こうした場合、目の前のミスは関係ないのに、まるで自分がミスをしたような気持ちになってすごくイライラする、なんてこともあります。
これは目の前の上司ではなくて、「あんなミスをしてしまった私に腹を立てている」のです。
上司が勘違いして自分に怒っているのに「勘違いされて怒られても仕方がない私がいる」と自分を責めてしまっているのですね。
実際にミスをするような過去がなくても、こうしたことは起こります。
1.他に不安や怖れやプレッシャーなどがある場合
仕事をしてく上で不安を抱えていたり、プレッシャーがある場合。
例えば、プロジェクトチームの取りまとめを任されていて、プレッシャーを感じているとか、プロジェクトがうまく進んでなくて不安が募っているとか。
そんな時に、上司がイライラしているのを見ると、目の前の仕事ではなく、自分が抱えているプロジェクトチームのことを怒られているような気持ちになって、腹が立ってくる。そんな場合もあります。

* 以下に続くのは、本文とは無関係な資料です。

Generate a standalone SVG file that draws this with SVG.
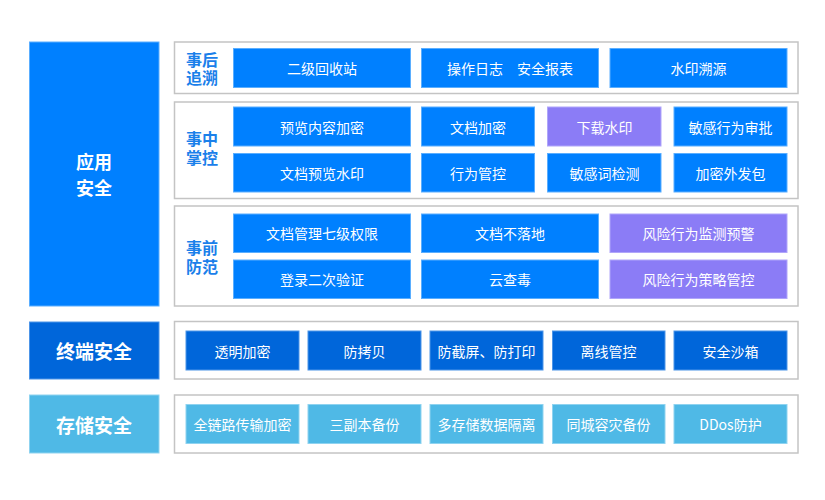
<svg xmlns="http://www.w3.org/2000/svg" width="825" height="500" viewBox="0 0 825 500">
<style>
text{font-family:"Noto Sans CJK SC","Noto Sans",sans-serif;text-anchor:middle;dominant-baseline:central}
.panel{fill:#fff;stroke:#c4c4c4;stroke-width:1.5}
.b{fill:#0080ff;stroke:#5aaeff;stroke-width:1}
.p{fill:#8b7cf6;stroke:#b0a6fa;stroke-width:1}
.d{fill:#0066da;stroke:#4d95e8;stroke-width:1}
.l{fill:#4fb9e6;stroke:#8fd3f0;stroke-width:1}
.t{fill:#fff;font-size:14px}
.h{fill:#fff;font-size:19px;font-weight:bold}
.s{fill:#1a80ea;font-size:16px;font-weight:bold}
</style>
<rect width="825" height="500" fill="#fff"/>
<g id="app">
<rect x="29.5" y="42" width="129.5" height="264" fill="#0080ff" stroke="#5aaeff"/>
<text class="h" x="94" style="font-size:18px"><tspan x="94" y="161">应用</tspan><tspan x="94" y="187">安全</tspan></text>
</g>
<g id="terminal">
<rect x="29.5" y="322" width="129.5" height="57" class="d"/>
<text class="h" x="94" y="350.5">终端安全</text>
</g>
<g id="storage">
<rect x="29.5" y="395" width="129.5" height="58" class="l"/>
<text class="h" x="94" y="424">存储安全</text>
</g>
<g id="panel-after">
<rect class="panel" x="174.5" y="42" width="623.5" height="51.5"/>
<text class="s" x="202"><tspan x="202" y="59">事后</tspan><tspan x="202" y="77">追溯</tspan></text>
<rect class="b" x="233.5" y="48.5" width="177" height="39"/><text class="t" x="322" y="68">二级回收站</text>
<rect class="b" x="421.5" y="48.5" width="177" height="39"/><text class="t" x="510" y="68" xml:space="preserve">操作日志　安全报表</text>
<rect class="b" x="610" y="48.5" width="177" height="39"/><text class="t" x="698.5" y="68">水印溯源</text>
</g>
<g id="panel-during">
<rect class="panel" x="174.5" y="102" width="623.5" height="96.5"/>
<text class="s" x="202"><tspan x="202" y="138">事中</tspan><tspan x="202" y="157">掌控</tspan></text>
<rect class="b" x="233.5" y="107" width="177" height="39"/><text class="t" x="322" y="126.5">预览内容加密</text>
<rect class="b" x="421.5" y="107" width="113" height="39"/><text class="t" x="478" y="126.5">文档加密</text>
<rect class="p" x="547.5" y="107" width="113.5" height="39"/><text class="t" x="604.5" y="126.5">下载水印</text>
<rect class="b" x="674" y="107" width="113" height="39"/><text class="t" x="730.5" y="126.5">敏感行为审批</text>
<rect class="b" x="233.5" y="153.5" width="177" height="38.5"/><text class="t" x="322" y="172.5">文档预览水印</text>
<rect class="b" x="421.5" y="153.5" width="113" height="38.5"/><text class="t" x="478" y="172.5">行为管控</text>
<rect class="b" x="547.5" y="153.5" width="113.5" height="38.5"/><text class="t" x="604.5" y="172.5">敏感词检测</text>
<rect class="b" x="674" y="153.5" width="113" height="38.5"/><text class="t" x="730.5" y="172.5">加密外发包</text>
</g>
<g id="panel-before">
<rect class="panel" x="174.5" y="206" width="623.5" height="100"/>
<text class="s" x="202"><tspan x="202" y="247">事前</tspan><tspan x="202" y="266">防范</tspan></text>
<rect class="b" x="233.5" y="214" width="177" height="38.5"/><text class="t" x="322" y="233">文档管理七级权限</text>
<rect class="b" x="421.5" y="214" width="177" height="38.5"/><text class="t" x="510" y="233">文档不落地</text>
<rect class="p" x="610" y="214" width="177" height="38.5"/><text class="t" x="698.5" y="233">风险行为监测预警</text>
<rect class="b" x="233.5" y="260" width="177" height="38.5"/><text class="t" x="322" y="279">登录二次验证</text>
<rect class="b" x="421.5" y="260" width="177" height="38.5"/><text class="t" x="510" y="279">云查毒</text>
<rect class="p" x="610" y="260" width="177" height="38.5"/><text class="t" x="698.5" y="279">风险行为策略管控</text>
</g>
<g id="panel-terminal">
<rect class="panel" x="174.5" y="321.5" width="623.5" height="57.5"/>
<rect class="d" x="186" y="331" width="113" height="39"/><text class="t" x="242.5" y="350.5">透明加密</text>
<rect class="d" x="308" y="331" width="113" height="39"/><text class="t" x="364.5" y="350.5">防拷贝</text>
<rect class="d" x="430" y="331" width="113" height="39"/><text class="t" x="486.5" y="350.5">防截屏、防打印</text>
<rect class="d" x="552.5" y="331" width="112.5" height="39"/><text class="t" x="608.5" y="350.5">离线管控</text>
<rect class="d" x="674" y="331" width="113" height="39"/><text class="t" x="730.5" y="350.5">安全沙箱</text>
</g>
<g id="panel-storage">
<rect class="panel" x="174.5" y="395" width="623.5" height="58"/>
<rect class="l" x="186" y="404.5" width="113" height="39"/><text class="t" x="242.5" y="424">全链路传输加密</text>
<rect class="l" x="308" y="404.5" width="113" height="39"/><text class="t" x="364.5" y="424">三副本备份</text>
<rect class="l" x="430" y="404.5" width="113" height="39"/><text class="t" x="486.5" y="424">多存储数据隔离</text>
<rect class="l" x="552.5" y="404.5" width="112.5" height="39"/><text class="t" x="608.5" y="424">同城容灾备份</text>
<rect class="l" x="674" y="404.5" width="113" height="39"/><text class="t" x="730.5" y="424">DDos防护</text>
</g>
<g id="connectors"></g>
</svg>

また、仕事以外にも不安や悩み事があっても同じことが起こります。
恋人と別れ話が出ているとか、親が病気になって心配とか。
いずれも、不安や怖れやプレッシャーがあるのは「自分が悪い」「自分のせいだ」と自らを責めている状態が土台にあるために、誰かからの怒りが自分を責めている心を刺激してくるために、目の前の怒っている人に怒りを覚える、ということになっているのです。
2.体調不良や疲れている時
こうした場合も自分の怒りの沸点は下がります。
体調が悪い、疲れている、睡眠不足などの時は心に余裕がなありませんから、怒りやすくなってしまうのですね。
では、怒りをどのように整理していけばいいかと言えば、まずは、目の前の誰かへの怒り以外に、自分の内面に目を向けて、他に怒っている誰かや何かがあったり、過去があったり、余裕がなかったりしてないだろうか、と理由を探していくところから始めていきます。

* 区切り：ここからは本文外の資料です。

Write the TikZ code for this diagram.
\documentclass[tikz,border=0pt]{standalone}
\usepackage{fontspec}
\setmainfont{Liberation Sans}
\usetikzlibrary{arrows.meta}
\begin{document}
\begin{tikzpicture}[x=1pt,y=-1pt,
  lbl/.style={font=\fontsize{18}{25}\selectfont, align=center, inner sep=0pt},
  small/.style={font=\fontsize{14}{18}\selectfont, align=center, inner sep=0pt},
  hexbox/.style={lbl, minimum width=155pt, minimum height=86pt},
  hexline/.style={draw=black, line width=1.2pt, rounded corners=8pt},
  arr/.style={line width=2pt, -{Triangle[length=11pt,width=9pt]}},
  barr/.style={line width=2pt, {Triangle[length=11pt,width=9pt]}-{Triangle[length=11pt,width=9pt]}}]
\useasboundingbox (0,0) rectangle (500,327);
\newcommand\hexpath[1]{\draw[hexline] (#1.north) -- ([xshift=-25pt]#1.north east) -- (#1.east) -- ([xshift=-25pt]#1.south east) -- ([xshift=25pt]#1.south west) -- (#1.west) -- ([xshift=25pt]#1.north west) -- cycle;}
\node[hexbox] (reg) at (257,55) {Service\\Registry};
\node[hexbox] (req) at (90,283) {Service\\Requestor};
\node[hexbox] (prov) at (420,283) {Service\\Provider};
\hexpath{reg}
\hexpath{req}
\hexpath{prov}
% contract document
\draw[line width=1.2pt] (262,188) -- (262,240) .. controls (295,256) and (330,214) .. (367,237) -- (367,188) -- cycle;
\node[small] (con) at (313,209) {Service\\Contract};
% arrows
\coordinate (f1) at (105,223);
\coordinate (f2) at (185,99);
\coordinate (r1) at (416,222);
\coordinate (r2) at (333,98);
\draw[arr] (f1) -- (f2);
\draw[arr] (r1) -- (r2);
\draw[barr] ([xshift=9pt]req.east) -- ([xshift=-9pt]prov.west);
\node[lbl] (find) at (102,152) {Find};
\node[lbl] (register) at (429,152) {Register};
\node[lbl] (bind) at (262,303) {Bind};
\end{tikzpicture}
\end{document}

目の前の誰かに怒っていることを認めながら、その他にも怒っているもの、ネガティブなものが隠れていて、それらが合わさって、この怒りの大きさになってるんだ、と気がつくだけでも、楽になります。
目の前の誰かに怒っている怒りの量が大きすぎると気が付けるからなんですね。
そして、気がついた、その他の怒りや気持ちに対しては、一つ一つに対して、自分のがんばってきたことや、仕方がない理由を探して、寄り添ってあげます。そして、一つ一つに対して、楽になる解決方法を探してあげます。
・プロジェクトチームがうまくいかない
できてないことだけでなく、今までがんばってきたことを見つけてあげる。
この仕事についてアドバイスが受けられる人を思い出して相談してみる。
こんな風に、他の怒りや悩みについて、寄り添っていきます。
仕事以外の悩み、恋人との関係や親の病気などについても同じ。
「やれなかったこと後悔していることより、できたこと嬉しかったこと喜んでもらえたこと」を探してリストアップして、自分を責めるのではなく認めてあげる。
そして、誰かに気持ちを聴いてもらう、相談するなどができる人を探して話す。
そんな風に対処していきます。
また、体調不良や疲れは、体を治す、疲れは休むリラックスする気分転換する。
この手順をやっていくと、目の前の怒っていた誰かや何かへの怒りが減っていき、時には、怒っていたことを忘れることもあります。
私たちの心はわからないことがあると不安になりイライラします。
隠れている気持ちがわかると、それだけで楽になるのですね。